Как известно, многие, если не большинство сложностей в жизни, решаются как-то сами по себе. Этот случай не явился исключением.
Гасанов пожаловался на измучившую его конкуренцию не то старшему брату, не то папе. Автор, заметим, путается в родственных связях этой большой и дружной семьи, но не исключает, что это вообще было одно и то же лицо.
Этот папа, или брат, пришел в школу, отловил в коридорчике у буфета Сережу, и долго о чем-то с ним говорил. Никто точно не знает о чем можно было говорить с Сережей.  И уж тем более долго.
Тем не менее после этого, Сережа полностью вышел из конкурентного поля с Гасановым, никогда и ничего романтического про "костыль" от него больше никто не слышал.
Возможно, это было и чистым совпадением, но вскоре у Сережи, в числе немногих, перестали отнимать деньги на завтрак, в том самом маленьком коридорчике перед буфетом.

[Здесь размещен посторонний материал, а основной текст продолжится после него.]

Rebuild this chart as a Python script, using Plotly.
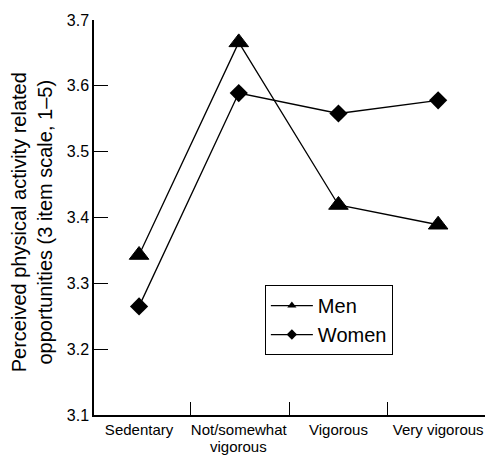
import plotly.graph_objects as go

categories = ["Sedentary", "Not/somewhat<br>vigorous", "Vigorous", "Very vigorous"]
men = [3.343, 3.666, 3.419, 3.389]
women = [3.265, 3.589, 3.558, 3.578]
y_ticks = [3.1, 3.2, 3.3, 3.4, 3.5, 3.6, 3.7]

x = list(range(len(categories)))
FONT = "Liberation Sans, Arial, Helvetica, sans-serif"

# first line of each category goes on the axis, second lines (tight spacing) as annotations
first_lines = [c.split("<br>")[0] for c in categories]
second_lines = [(i, c.split("<br>")[1]) for i, c in enumerate(categories) if "<br>" in c]

fig = go.Figure()
fig.add_trace(go.Scatter(
    x=x, y=men, mode="lines+markers", showlegend=False, cliponaxis=False,
    line=dict(color="black", width=1.3),
    marker=dict(symbol="triangle-up", size=17, color="black",
                line=dict(color="black", width=1)),
))
fig.add_trace(go.Scatter(
    x=x, y=women, mode="lines+markers", showlegend=False, cliponaxis=False,
    line=dict(color="black", width=1.3),
    marker=dict(symbol="diamond", size=14, color="black"),
))
# legend-only entries with small markers
fig.add_trace(go.Scatter(
    x=[None], y=[None], mode="lines+markers", name="Men",
    line=dict(color="black", width=1.3),
    marker=dict(symbol="triangle-up", size=8, color="black"),
))
fig.add_trace(go.Scatter(
    x=[None], y=[None], mode="lines+markers", name="Women",
    line=dict(color="black", width=1.3),
    marker=dict(symbol="diamond", size=8, color="black"),
))

annotations = [dict(
    text="Perceived physical activity related<br>opportunities (3 item scale, 1–5)",
    xref="paper", yref="paper", x=-0.16, y=0.489,
    xanchor="center", yanchor="middle", textangle=-90,
    showarrow=False, font=dict(size=20, family=FONT, color="black"),
)]
for i, txt in second_lines:
    annotations.append(dict(
        text=txt, xref="x", yref="paper", x=i, y=0,
        xanchor="center", yanchor="bottom", yshift=-41, borderpad=0,
        showarrow=False, font=dict(size=15, family=FONT, color="black"),
    ))

fig.update_layout(
    width=485, height=455,
    margin=dict(l=94, r=0, t=20, b=40, autoexpand=False),
    paper_bgcolor="white", plot_bgcolor="white",
    font=dict(family=FONT, color="black"),
    legend=dict(
        x=0.437, y=0.329, xanchor="left", yanchor="top",
        bordercolor="black", borderwidth=1, bgcolor="white",
        font=dict(size=20, family=FONT, color="black"),
        tracegroupgap=0, itemwidth=42,
    ),
    xaxis=dict(
        range=[-0.452, 3.47],
        tickvals=x, ticktext=first_lines,
        ticks="", showgrid=False, zeroline=False, automargin=False,
        showline=True, linecolor="black", linewidth=1.5,
        ticklabeloverflow="allow",
        tickfont=dict(size=15, family=FONT, color="black"),
        minor=dict(tickvals=[0.52, 1.51, 2.49], ticks="inside",
                   ticklen=13, tickcolor="black", tickwidth=1, showgrid=False),
    ),
    yaxis=dict(
        range=[3.1, 3.7],
        tickvals=y_ticks, ticktext=[f"{v:.1f}" for v in y_ticks],
        ticks="inside", ticklen=14, tickcolor="black", tickwidth=1,
        showgrid=False, zeroline=False, automargin=False,
        showline=True, linecolor="black", linewidth=1.5,
        tickfont=dict(size=16, family=FONT, color="black"),
    ),
    annotations=annotations,
)

fig.write_html(
    "out.html",
    config={"displayModeBar": False},
    post_script="document.body.style.margin='0';document.body.style.overflow='hidden';",
)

Поэтому, Сережа, во время большой перемены, получил возможность спокойно съедать сосиску "школьную", проложенную двумя кусками серого солдатского хлеба, или так называемый  "угольник" - слойку, слегка посыпанную сахаром.
При этом с какими-то вопросами типа "не устал ли ты глотать", к нему даже никто и не думал подойти.

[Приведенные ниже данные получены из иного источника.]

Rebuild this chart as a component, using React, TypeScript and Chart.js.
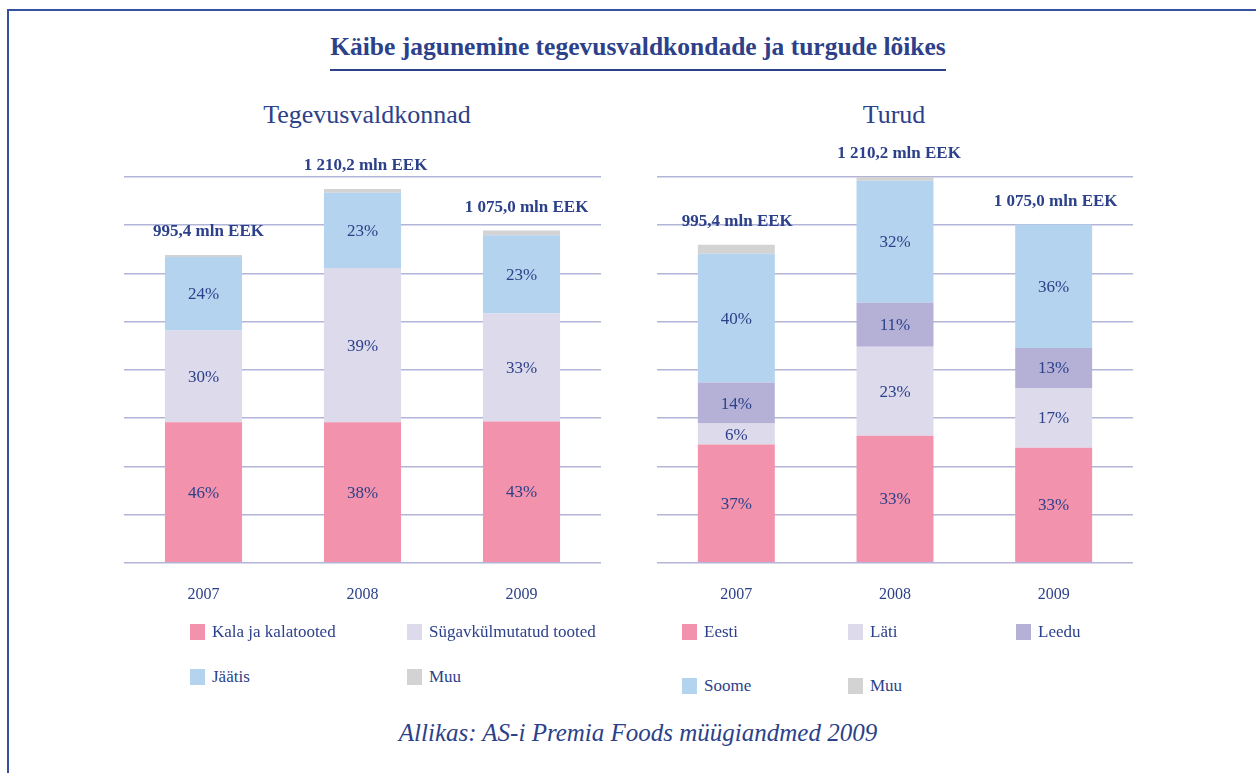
import React, { useEffect, useRef } from 'react';
import { Chart, registerables } from 'chart.js';

Chart.register(...registerables);

const FONT = '"Liberation Serif", "Times New Roman", serif';
const NAVY = '#2C4189';
const GRID = '#B2B4D8';
const PINK = '#F292AC';
const LILAC = '#DDDAEC';
const BLUE = '#B4D3EE';
const GRAY = '#D3D3D3';
const PURPLE = '#B5B1D6';

// Categories and totals
const years = ['2007', '2008', '2009'];
const totalLabels = ['995,4 mln EEK', '1 210,2 mln EEK', '1 075,0 mln EEK'];

// Left chart – Tegevusvaldkonnad (mln EEK)
const kala = [455, 455, 458];
const sygav = [298, 500, 350];
const jaatis = [238, 244, 253];
const muuLeft = [6, 12, 16];
const kalaPct = ['46%', '38%', '43%'];
const sygavPct = ['30%', '39%', '33%'];
const jaatisPct = ['24%', '23%', '23%'];
const leftAxisMax = 1250;

// Right chart – Turud (mln EEK)
const eesti = [371, 399, 361];
const lati = [66, 279, 188];
const leedu = [129, 138, 125];
const soome = [404, 383, 388];
const muuRight = [28, 12, 0];
const eestiPct = ['37%', '33%', '33%'];
const latiPct = ['6%', '23%', '17%'];
const leeduPct = ['14%', '11%', '13%'];
const soomePct = ['40%', '32%', '36%'];

function makeLabelPlugin(totals: string[], totalDx: number[]) {
  return {
    id: 'segLabels',
    afterDatasetsDraw(chart: any) {
      const ctx = chart.ctx;
      ctx.save();
      ctx.textAlign = 'center';
      ctx.textBaseline = 'middle';
      ctx.fillStyle = NAVY;
      ctx.font = `17px ${FONT}`;
      chart.data.datasets.forEach((ds: any, i: number) => {
        const labs = ds.pctLabels;
        if (!labs) return;
        const meta = chart.getDatasetMeta(i);
        meta.data.forEach((el: any, j: number) => {
          const p = el.getProps(['x', 'y', 'base'], true);
          ctx.fillText(labs[j], p.x, (p.y + p.base) / 2 + 1);
        });
      });
      const n = chart.data.datasets.length;
      const last = chart.getDatasetMeta(n - 1);
      ctx.font = `bold 17px ${FONT}`;
      last.data.forEach((el: any, j: number) => {
        const p = el.getProps(['x', 'y'], true);
        ctx.fillText(totals[j], p.x + totalDx[j], p.y - 23);
      });
      ctx.restore();
    },
  };
}

function buildConfig(datasets: any[], max: number, pad: any, totalDx: number[]) {
  return {
    type: 'bar',
    data: { labels: years, datasets },
    options: {
      animation: false,
      responsive: false,
      maintainAspectRatio: false,
      layout: { padding: pad },
      plugins: { legend: { display: false }, tooltip: { enabled: false } },
      datasets: { bar: { barPercentage: 0.485, categoryPercentage: 1 } },
      scales: {
        x: {
          stacked: true,
          grid: { display: false, drawTicks: false },
          border: { display: false },
          ticks: { color: NAVY, font: { size: 16, family: FONT }, padding: 22 },
        },
        y: {
          stacked: true,
          min: 0,
          max,
          ticks: { display: false, count: 9 },
          grid: { color: GRID, lineWidth: 1.5, drawTicks: false },
          border: { display: false },
        },
      },
    },
    plugins: [makeLabelPlugin(totalLabels, totalDx)],
  } as any;
}

function BarChart(props: { config: any; left: number; top: number; width: number; height: number }) {
  const ref = useRef<HTMLCanvasElement | null>(null);
  useEffect(() => {
    if (!ref.current) return;
    const c = new Chart(ref.current, props.config);
    return () => c.destroy();
  }, []);
  return (
    <canvas
      ref={ref}
      width={props.width}
      height={props.height}
      style={{ position: 'absolute', left: props.left, top: props.top, width: props.width, height: props.height, display: 'block' }}
    />
  );
}

function LegendItem(props: { color: string; label: string; x: number; y: number }) {
  return (
    <div style={{ position: 'absolute', left: props.x, top: props.y - 11, height: 22, display: 'flex', alignItems: 'center', whiteSpace: 'nowrap' }}>
      <span style={{ width: 15, height: 16, background: props.color, display: 'inline-block', marginRight: 7 }} />
      <span style={{ fontFamily: FONT, fontSize: 17, color: NAVY }}>{props.label}</span>
    </div>
  );
}

export default function App() {
  const leftDatasets = [
    { label: 'Kala ja kalatooted', data: kala, backgroundColor: PINK, pctLabels: kalaPct },
    { label: 'Sügavkülmutatud tooted', data: sygav, backgroundColor: LILAC, pctLabels: sygavPct },
    { label: 'Jäätis', data: jaatis, backgroundColor: BLUE, pctLabels: jaatisPct },
    { label: 'Muu', data: muuLeft, backgroundColor: GRAY },
  ];
  const rightDatasets = [
    { label: 'Eesti', data: eesti, backgroundColor: PINK, pctLabels: eestiPct },
    { label: 'Läti', data: lati, backgroundColor: LILAC, pctLabels: latiPct },
    { label: 'Leedu', data: leedu, backgroundColor: PURPLE, pctLabels: leeduPct },
    { label: 'Soome', data: soome, backgroundColor: BLUE, pctLabels: soomePct },
    { label: 'Muu', data: muuRight, backgroundColor: GRAY },
  ];
  const rightMax = Math.max(...years.map((_, i) => eesti[i] + lati[i] + leedu[i] + soome[i] + muuRight[i]));

  const leftCfg = buildConfig(leftDatasets, leftAxisMax, { left: 14, right: 19, top: 47, bottom: 18 }, [5, 3, 5]);
  const rightCfg = buildConfig(rightDatasets, rightMax, { left: 12, right: 12, top: 47, bottom: 18 }, [1, 4, 2]);

  return (
    <div style={{ position: 'fixed', left: 0, top: 0, width: 1256, height: 773, background: '#fff', overflow: 'hidden' }}>
      <div style={{ position: 'absolute', left: 8, top: 9, width: 1260, height: 0, borderTop: '2px solid #3551A0' }} />
      <div style={{ position: 'absolute', left: 7, top: 9, width: 0, height: 780, borderLeft: '2px solid #3551A0' }} />

      <div style={{ position: 'absolute', left: 0, top: 33, width: 1276, textAlign: 'center' }}>
        <span style={{ display: 'inline-block', fontFamily: FONT, fontWeight: 'bold', fontSize: 25.5, lineHeight: '28px', color: NAVY, paddingBottom: 8, borderBottom: `2px solid ${NAVY}` }}>
          Käibe jagunemine tegevusvaldkondade ja turgude lõikes
        </span>
      </div>

      <div style={{ position: 'absolute', left: 167, top: 99, width: 400, textAlign: 'center', fontFamily: FONT, fontSize: 26, lineHeight: '32px', color: NAVY }}>
        Tegevusvaldkonnad
      </div>
      <div style={{ position: 'absolute', left: 694, top: 99, width: 400, textAlign: 'center', fontFamily: FONT, fontSize: 26, lineHeight: '32px', color: NAVY }}>
        Turud
      </div>

      <BarChart config={leftCfg} left={110} top={130} width={510} height={514} />
      <BarChart config={rightCfg} left={645} top={130} width={500} height={514} />

      <LegendItem color={PINK} label="Kala ja kalatooted" x={190} y={632} />
      <LegendItem color={LILAC} label="Sügavkülmutatud tooted" x={407} y={632} />
      <LegendItem color={BLUE} label="Jäätis" x={190} y={677} />
      <LegendItem color={GRAY} label="Muu" x={407} y={677} />

      <LegendItem color={PINK} label="Eesti" x={682} y={632} />
      <LegendItem color={LILAC} label="Läti" x={848} y={632} />
      <LegendItem color={PURPLE} label="Leedu" x={1016} y={632} />
      <LegendItem color={BLUE} label="Soome" x={682} y={686} />
      <LegendItem color={GRAY} label="Muu" x={848} y={686} />

      <div style={{ position: 'absolute', left: 0, top: 717, width: 1276, textAlign: 'center', fontFamily: FONT, fontStyle: 'italic', fontSize: 25, lineHeight: '32px', color: NAVY }}>
        Allikas: AS-i Premia Foods müügiandmed 2009
      </div>
    </div>
  );
}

Может, кстати, благодаря и этому развороту событий, Сережа вырос в здорового  и красивого парня под метр восемьдесят. "Звезд с неба" он, конечно, не хватал,  но какого-то бытового ума ему на жизнь оказалось вполне достаточно.
Уж не знаю, как это все в природе устроено, но глядя на его плечи, трудно было представить мальчика по два раза за зиму болеющего воспалением легких. Тетя Нина в девяностых пристроила Сережу к какой-то тетке-челночнице, он ездил с ней в Польшу, ворочал полосатые сумки, неплохо зарабатывал, а потом, когда челночный бизнес кончился, переехал в Питер, став известным и востребованным паркетчиком.
К чему я это все?
Дорогие мои, глядя на все происходящее вокруг, еще неизвестно чей и у кого застыл. Только точно понятно, где. Хотя в последнее время, автор стал подозревать, что у нас, у всех. Да и насчет "чей", положа руку на сердце, ситуация начала более-менее проясняться.
Так что предвидению Гасанова суждено было сбыться.
Особенно сильным, надо заметить, это не самое приятное чувство становится почему-то в Рабочий Полдень.